There’s a house that Leah has noticed opposite her house – it is a curious house and she wonders who lives there. An old man dying outside the house leads her to meet Toby, who lives in the house with his sitting tenants that he has allowed to live there whilst they figure out how to achieve their dreams. This chance meeting also allows Leah and Toby to fulfil their own dreams too…
This is a fantastic read. Toby is a generous and kind character, who manages to get himself into the strangest of situations, with hilarious consequences, and he makes a great pairing with Leah. Their relationship is funny, warm and bubbly. The book also focuses on this different stories of the tenants, such as Con and his relationship with a co-worker who has cystic fibrosis, which makes him question everything he once thought about life, Joanna and her tragic past and Ruby, who uses men to get what she wants. Each of these stories are interesting to read without ever deflecting attention from the main story. The reference to Indian values and cultural norms was also an interesting feature of the book, as was the use of letters and other media at the start and end of the book.

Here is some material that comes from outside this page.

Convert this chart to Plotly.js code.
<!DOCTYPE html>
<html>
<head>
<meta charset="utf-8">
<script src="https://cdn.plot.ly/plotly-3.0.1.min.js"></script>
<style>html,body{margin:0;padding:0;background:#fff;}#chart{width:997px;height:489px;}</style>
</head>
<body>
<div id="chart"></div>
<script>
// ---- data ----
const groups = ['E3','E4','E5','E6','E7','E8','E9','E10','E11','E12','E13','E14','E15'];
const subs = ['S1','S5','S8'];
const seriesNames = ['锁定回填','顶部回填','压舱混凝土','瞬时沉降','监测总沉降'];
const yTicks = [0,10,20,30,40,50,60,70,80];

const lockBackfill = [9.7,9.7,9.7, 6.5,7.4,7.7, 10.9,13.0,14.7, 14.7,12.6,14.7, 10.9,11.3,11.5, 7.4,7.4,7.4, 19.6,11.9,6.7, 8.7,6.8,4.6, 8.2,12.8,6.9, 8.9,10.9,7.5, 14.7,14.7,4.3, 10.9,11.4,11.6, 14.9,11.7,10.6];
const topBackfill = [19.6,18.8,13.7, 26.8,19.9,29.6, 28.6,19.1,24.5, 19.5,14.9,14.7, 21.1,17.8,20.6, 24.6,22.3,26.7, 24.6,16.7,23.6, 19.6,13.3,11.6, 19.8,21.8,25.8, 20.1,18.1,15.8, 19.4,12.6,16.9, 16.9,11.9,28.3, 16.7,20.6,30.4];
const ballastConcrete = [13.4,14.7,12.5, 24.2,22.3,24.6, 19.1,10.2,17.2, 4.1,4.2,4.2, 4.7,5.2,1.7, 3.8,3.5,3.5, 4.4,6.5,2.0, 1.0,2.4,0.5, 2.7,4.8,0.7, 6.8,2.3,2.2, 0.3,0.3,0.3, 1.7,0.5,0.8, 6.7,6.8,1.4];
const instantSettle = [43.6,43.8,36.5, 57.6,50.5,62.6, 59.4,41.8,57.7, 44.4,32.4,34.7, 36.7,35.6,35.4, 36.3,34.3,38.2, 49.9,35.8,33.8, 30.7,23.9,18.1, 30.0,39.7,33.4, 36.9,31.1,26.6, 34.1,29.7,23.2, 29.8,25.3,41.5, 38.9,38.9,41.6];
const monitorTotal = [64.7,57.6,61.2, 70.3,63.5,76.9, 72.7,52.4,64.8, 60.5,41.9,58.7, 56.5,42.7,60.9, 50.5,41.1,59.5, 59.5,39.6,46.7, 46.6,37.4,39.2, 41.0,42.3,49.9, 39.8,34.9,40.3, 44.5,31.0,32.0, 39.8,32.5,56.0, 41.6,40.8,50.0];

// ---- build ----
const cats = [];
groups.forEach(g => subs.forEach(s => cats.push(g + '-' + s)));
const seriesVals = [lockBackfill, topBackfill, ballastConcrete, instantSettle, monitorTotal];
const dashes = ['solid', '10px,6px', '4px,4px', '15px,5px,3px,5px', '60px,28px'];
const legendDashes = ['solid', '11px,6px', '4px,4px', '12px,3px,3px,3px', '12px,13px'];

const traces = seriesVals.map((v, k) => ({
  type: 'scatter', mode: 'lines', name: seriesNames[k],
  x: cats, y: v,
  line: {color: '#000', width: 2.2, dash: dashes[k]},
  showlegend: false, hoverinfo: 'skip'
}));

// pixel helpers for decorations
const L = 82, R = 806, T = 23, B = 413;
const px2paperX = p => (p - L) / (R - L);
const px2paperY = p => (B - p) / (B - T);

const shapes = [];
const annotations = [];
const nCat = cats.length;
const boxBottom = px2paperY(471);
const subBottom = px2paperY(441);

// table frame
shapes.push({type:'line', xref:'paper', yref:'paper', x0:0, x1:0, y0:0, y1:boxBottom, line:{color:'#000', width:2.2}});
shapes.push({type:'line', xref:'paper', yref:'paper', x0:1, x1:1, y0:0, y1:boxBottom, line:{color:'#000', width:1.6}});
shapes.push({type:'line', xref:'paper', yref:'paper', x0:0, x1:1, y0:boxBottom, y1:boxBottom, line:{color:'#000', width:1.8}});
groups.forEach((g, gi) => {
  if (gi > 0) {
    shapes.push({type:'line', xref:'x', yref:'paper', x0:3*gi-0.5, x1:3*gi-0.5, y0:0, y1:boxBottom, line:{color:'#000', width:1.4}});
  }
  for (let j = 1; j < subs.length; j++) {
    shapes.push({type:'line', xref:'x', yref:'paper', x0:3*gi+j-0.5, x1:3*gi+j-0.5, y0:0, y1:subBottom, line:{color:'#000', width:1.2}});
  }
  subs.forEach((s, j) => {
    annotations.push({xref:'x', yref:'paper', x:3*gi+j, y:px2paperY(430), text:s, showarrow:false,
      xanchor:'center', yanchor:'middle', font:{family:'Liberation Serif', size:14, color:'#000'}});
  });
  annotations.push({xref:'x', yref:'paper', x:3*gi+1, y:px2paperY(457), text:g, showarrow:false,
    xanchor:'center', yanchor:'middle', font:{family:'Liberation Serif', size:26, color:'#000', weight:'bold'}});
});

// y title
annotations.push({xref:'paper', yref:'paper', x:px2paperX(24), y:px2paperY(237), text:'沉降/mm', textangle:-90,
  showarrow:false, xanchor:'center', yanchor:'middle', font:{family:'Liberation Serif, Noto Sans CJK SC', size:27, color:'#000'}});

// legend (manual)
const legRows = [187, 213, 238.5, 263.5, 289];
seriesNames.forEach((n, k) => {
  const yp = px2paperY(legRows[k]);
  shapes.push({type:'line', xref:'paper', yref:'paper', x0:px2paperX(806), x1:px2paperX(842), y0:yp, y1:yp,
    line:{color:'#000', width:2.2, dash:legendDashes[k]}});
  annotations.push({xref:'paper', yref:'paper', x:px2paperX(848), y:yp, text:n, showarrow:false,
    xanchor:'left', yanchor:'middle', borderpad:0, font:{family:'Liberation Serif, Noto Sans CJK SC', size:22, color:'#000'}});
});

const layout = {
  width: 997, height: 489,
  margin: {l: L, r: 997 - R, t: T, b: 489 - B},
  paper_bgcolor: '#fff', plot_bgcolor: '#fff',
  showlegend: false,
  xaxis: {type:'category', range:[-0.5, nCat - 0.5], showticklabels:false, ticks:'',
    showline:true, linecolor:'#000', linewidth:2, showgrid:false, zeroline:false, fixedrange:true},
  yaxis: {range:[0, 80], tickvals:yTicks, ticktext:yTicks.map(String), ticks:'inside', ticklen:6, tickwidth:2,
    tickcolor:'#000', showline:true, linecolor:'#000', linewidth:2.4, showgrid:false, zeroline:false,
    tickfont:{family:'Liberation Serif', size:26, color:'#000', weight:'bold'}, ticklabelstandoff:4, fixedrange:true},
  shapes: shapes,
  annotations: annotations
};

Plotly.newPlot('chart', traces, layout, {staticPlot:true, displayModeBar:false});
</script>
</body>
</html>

Loved 31 Dream Street although it felt like it ended too soon for me, I would have loved to carried on reading it more! 4 stars
The Girl Next Door follows a variety of characters who live in one apartment block. There is Eve and Ed, who have recently moved to New York after Ed gets transferred in his job. Eve is struggling with living in a new country and with her husband being constantly away, can she get to grips with this new life? Jason is far from happy with his life – ever since the birth of his baby, his wife Kim has shut him out. Plus, it doesn’t help that he is lusting after his beautiful and talented neighbour, Rachel. The story also follows Jackson and his attempt to woo his neighbour Emily, and other characters.

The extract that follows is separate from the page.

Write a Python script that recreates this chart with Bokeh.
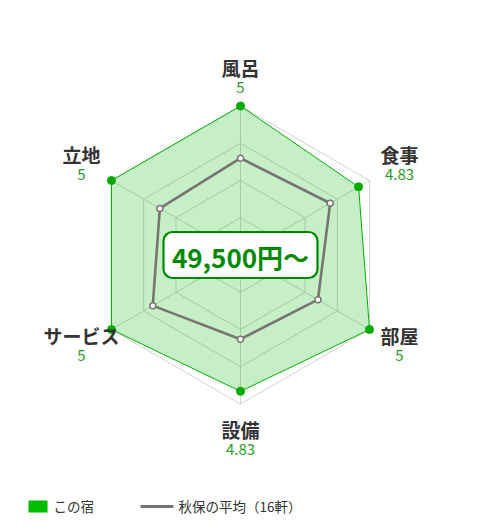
import math
from bokeh.plotting import figure
from bokeh.models import Range1d, BoxAnnotation
from bokeh.core.properties import value
from bokeh.embed import file_html
from bokeh.resources import INLINE

# ---- data ----
categories = ["風呂", "食事", "部屋", "設備", "サービス", "立地"]
hotel_scores = [5, 4.83, 5, 4.83, 5, 5]
area_avg = [4.30, 4.39, 4.20, 4.13, 4.36, 4.25]
scale_min, scale_max = 3.0, 5.0
grid_levels = [3.5, 4.0, 4.5, 5.0]
price_label = "49,500円～"
legend_hotel = "この宿"
legend_avg = "秋保の平均（16軒）"

# ---- layout constants (page pixel coords) ----
CX, CY, R = 240.0, 254.5, 149.0
FONT = "Noto Sans CJK JP"

def ang(i):
    return math.radians(90 - 60 * i)

def pt(v, i):
    rr = R * (v - scale_min) / (scale_max - scale_min)
    return CX + rr * math.cos(ang(i)), CY - rr * math.sin(ang(i))

p = figure(width=464, height=514, output_backend="svg", toolbar_location=None,
           x_range=Range1d(0, 464), y_range=Range1d(514, 0), min_border=0)
p.axis.visible = False
p.grid.visible = False
p.outline_line_color = None
p.background_fill_color = "white"

n = len(categories)
for lv in grid_levels:
    xs = [pt(lv, i)[0] for i in range(n)] + [pt(lv, 0)[0]]
    ys = [pt(lv, i)[1] for i in range(n)] + [pt(lv, 0)[1]]
    p.line(xs, ys, line_color="#d2d2d2", line_width=1)
for i in range(n):
    x1, y1 = pt(scale_max, i)
    p.line([CX, x1], [CY, y1], line_color="#d2d2d2", line_width=1)

hx = [pt(v, i)[0] for i, v in enumerate(hotel_scores)]
hy = [pt(v, i)[1] for i, v in enumerate(hotel_scores)]
p.patch(hx, hy, fill_color="#00b400", fill_alpha=0.22, line_color="#00b000", line_width=1)
p.scatter(hx, hy, size=8, fill_color="#00aa00", line_color="#00aa00")

ax = [pt(v, i)[0] for i, v in enumerate(area_avg)]
ay = [pt(v, i)[1] for i, v in enumerate(area_avg)]
p.line(ax + [ax[0]], ay + [ay[0]], line_color="#777571", line_width=2.6)
p.scatter(ax, ay, size=6, fill_color="white", line_color="#777571", line_width=1.5)

lab_x, lab_y, val_y = [], [], []
for i in range(n):
    ox, oy = pt(scale_max, i)
    dx, dy = ox - CX, oy - CY
    if abs(dx) < 1:
        lx = CX
        ly = oy - 39 if dy < 0 else oy + 25
    else:
        lx = CX + (1 if dx > 0 else -1) * 159
        ly = oy + (-26 if dy < 0 else 6)
    lab_x.append(lx)
    lab_y.append(ly)
    val_y.append(ly + 20)
val_text = [("%g" % v) for v in hotel_scores]
p.text(lab_x, lab_y, text=categories, text_font=value(FONT), text_font_size="19px",
       text_font_style="bold", text_color="#333333", text_align="center", text_baseline="middle")
p.text(lab_x, val_y, text=val_text, text_font=value(FONT), text_font_size="15px",
       text_color="#1f9a1f", text_align="center", text_baseline="middle")

box = BoxAnnotation(left=CX - 77, right=CX + 77, top=CY - 23, bottom=CY + 23,
                    fill_color="white", fill_alpha=1.0, line_color="#008a00", line_alpha=1.0,
                    line_width=2.2, border_radius=9)
p.add_layout(box)
pr = p.text([CX], [CY + 1], text=[price_label], text_font=value(FONT), text_font_size="26px",
            text_font_style="bold", text_color="#008a00", text_align="center", text_baseline="middle")
pr.level = "overlay"

LY = 505
p.rect([37.5], [LY + 1], width=19, height=12, fill_color="#00bb00", line_color=None)
p.text([53], [LY], text=[legend_hotel], text_font=value(FONT), text_font_size="13.5px",
       text_color="#333333", text_align="left", text_baseline="middle")
p.line([140, 173], [LY + 1, LY + 1], line_color="#777571", line_width=3)
p.text([178], [LY], text=[legend_avg], text_font=value(FONT), text_font_size="13.5px",
       text_color="#333333", text_align="left", text_baseline="middle")

open("out.html", "w").write(file_html(p, INLINE))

What is a massive failure in this book is that there are too many characters and stories in this book to keep track of. The book starts with a list of characters, half of whom aren’t even referred to in the story anyway. Yet there are a good deal of characters left with many stories to follow, not all of them interesting – I found the stories of Rachel, Jason and Charlotte dull, and I frequently found myself skipping the sections with Violet in. I was gripped by the storyline featuring Jackson trying to prove himself to Emily that he was a good person, and the story between Eve and Ed, which was an emotional one, especially with the premature baby storyline. This was really sad to read and made you feel for Eve and Ed.
Overall, I think Noble’s work suffers from trying to achieve too much in one novel. If she cut down the amount of characters and stories, then she may have had a great piece of literature to read, especially as some of the stories were excellent. It is an interesting and ambitious concept to focus on so many people, but something like this can be achieved such as in 31 Dream Street by Lisa Jewell, where attention is focused on 2 main characters but also the stories of the numerous supporting characters. Here Noble tries to pay equal attention to all of the characters but it doesn’t work. Charlotte’s story hits the ground before it starts running – is it necessary to include her? 2.5 stars.